Neither was it she who caused them to be taken up when Mont-de-Marsan, La Fère in Picardy, and Cahors were taken. I remember what the king said to M. de Miossans, who came to him on behalf of the King of Navarre; he rebuffed him harshly, and told him that while those princes were cloying him with fine words they were calling to arms and taking cities.
Now that is how this queen was the instigator of all our wars and civil fires, the which, while she never lighted them, she spent her pains and labour in striving to extinguish, abhorring to see so many of the nobles and men of honour die. And without that, and without her commiseration, they who have hated her with mortal hatred would have been ill-off, and their party underground and not flourishing as it now is; which must be imputed to her kindness, of which we now have sore need, for, as every one says and the poor people cry, “We have no longer the queen-mother to make peace for us.” It was not her fault that peace was not made when she went to Guyenne lately to treat of it with the King of Navarre and the Prince de Condé.
They have tried to accuse her also of being an accomplice in the wars of the League. Why, then, should she have brought about the peace of which I speak if she were that? Why should she have pacified the riot of the barricades in Paris? Why should she have reconciled the king and the Duc de Guise only to destroy the latter and kill him?
Well, let them launch into such foul abuse against her all they will, never shall we have another queen in France so good for peace.

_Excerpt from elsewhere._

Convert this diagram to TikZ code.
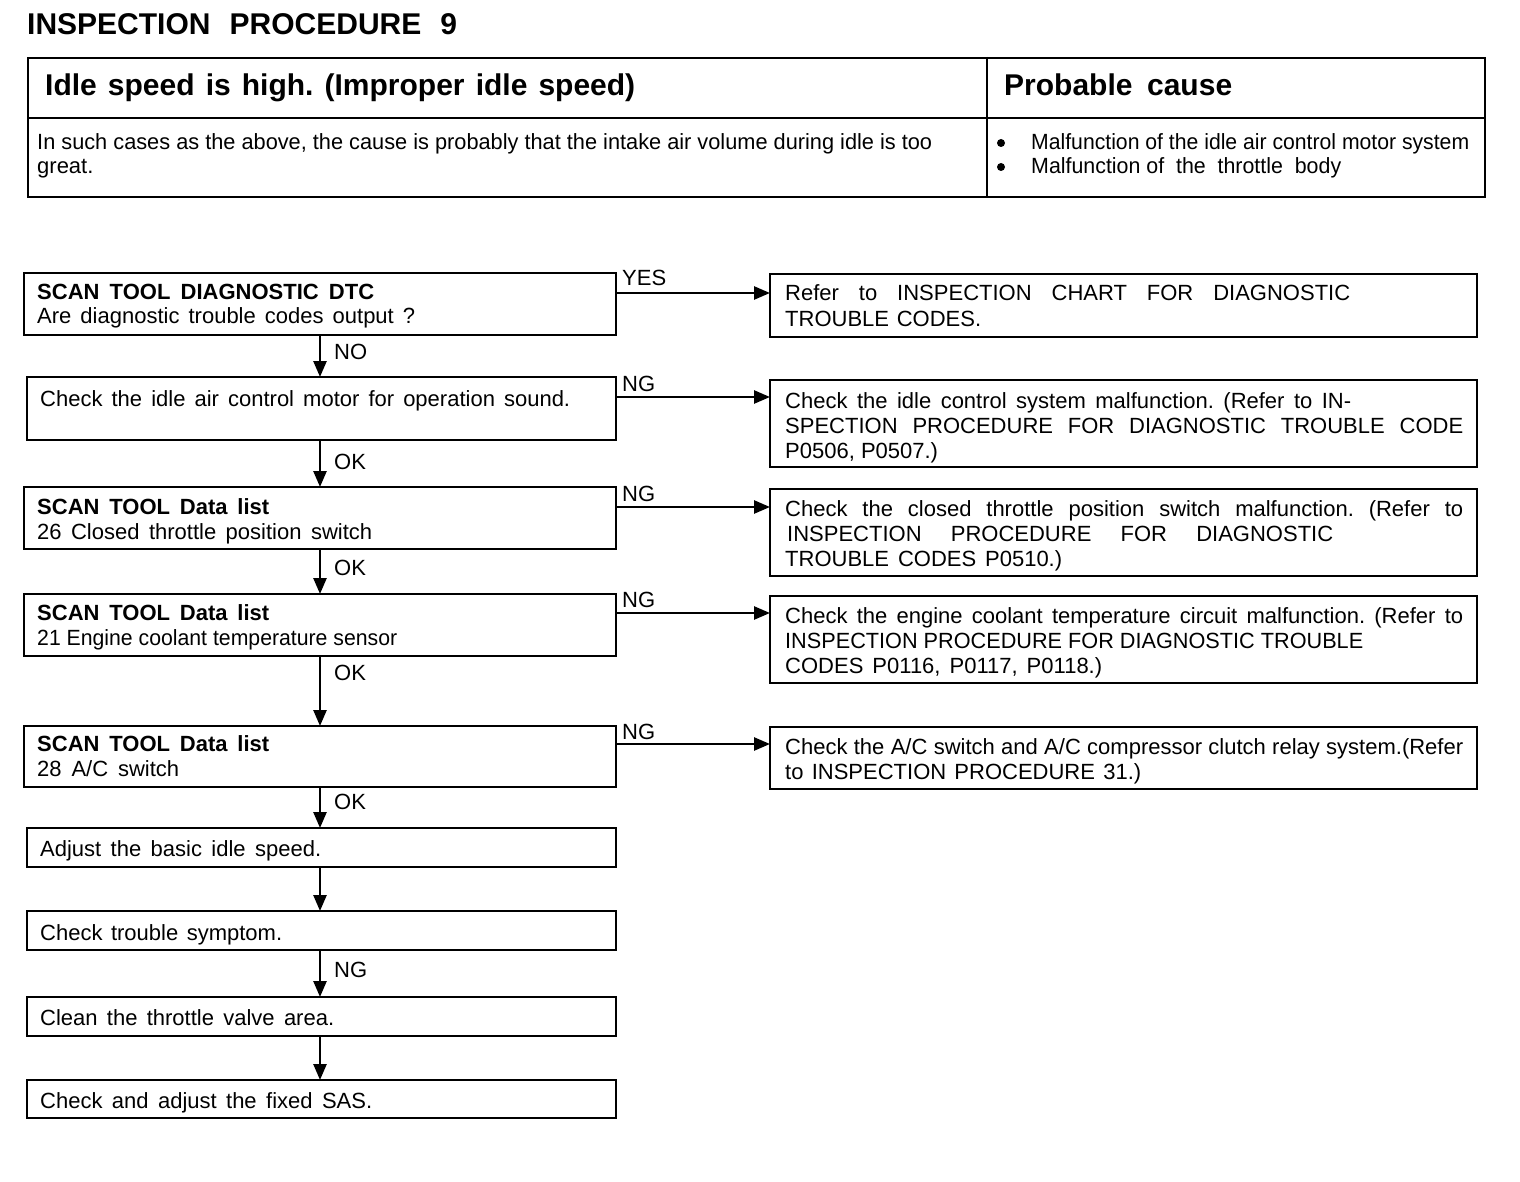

They have accused her of that massacre in Paris [the Saint-Bartholomew]; all that is a sealed book to me, for at that time I was preparing to embark at Brouage; but I have often heard it said that she was not the chief actress in it. There were three or four others, whom I might name, who were more ardent in it than she and pushed her on, making her believe, from the threats uttered on the wounding of M. l’amiral, that the king was to be killed, and she with all her children and the whole Court, or else that the country would be in arms much worse than ever. Certainly the party of Religion did very wrong to make the threats it is said they made; for they brought on the fate of poor M. l’amiral, and procured his death. If they had kept themselves quiet, said no word, and let M. l’amiral’s wound heal, he could have left Paris at his ease, and nothing further would have come of it. M. de La Noue was of that opinion. He and M. Strozzi and I have often spoken of it, he not approving of such bravados, audacities, and threats as were made at the very Court of the king in his city of Paris; and he greatly blamed M. de Theligny, his brother-in-law, who was one of the hottest, calling him and his companions perfect fools and most incapable. M. l’amiral never used such language as I have heard from others, at least not aloud. I do not say that in secret and private with his intimate friends he never spoke it. That was the cause of the death of M. l’amiral and the massacres of his people, and not the queen; as I have heard say by those who know well, although there are many from whose heads you could never oust the opinion that this train was long laid and the plot long in hatching. It is all false. The least passionate think as I have said; the more passionate and obstinate believe the other way; and very often we give credit for the ordering of events to kings and great princes, and say after those events have happened how prudent and provident they were, and how well they knew how to dissimulate, when all the while they knew no more about them than a plum.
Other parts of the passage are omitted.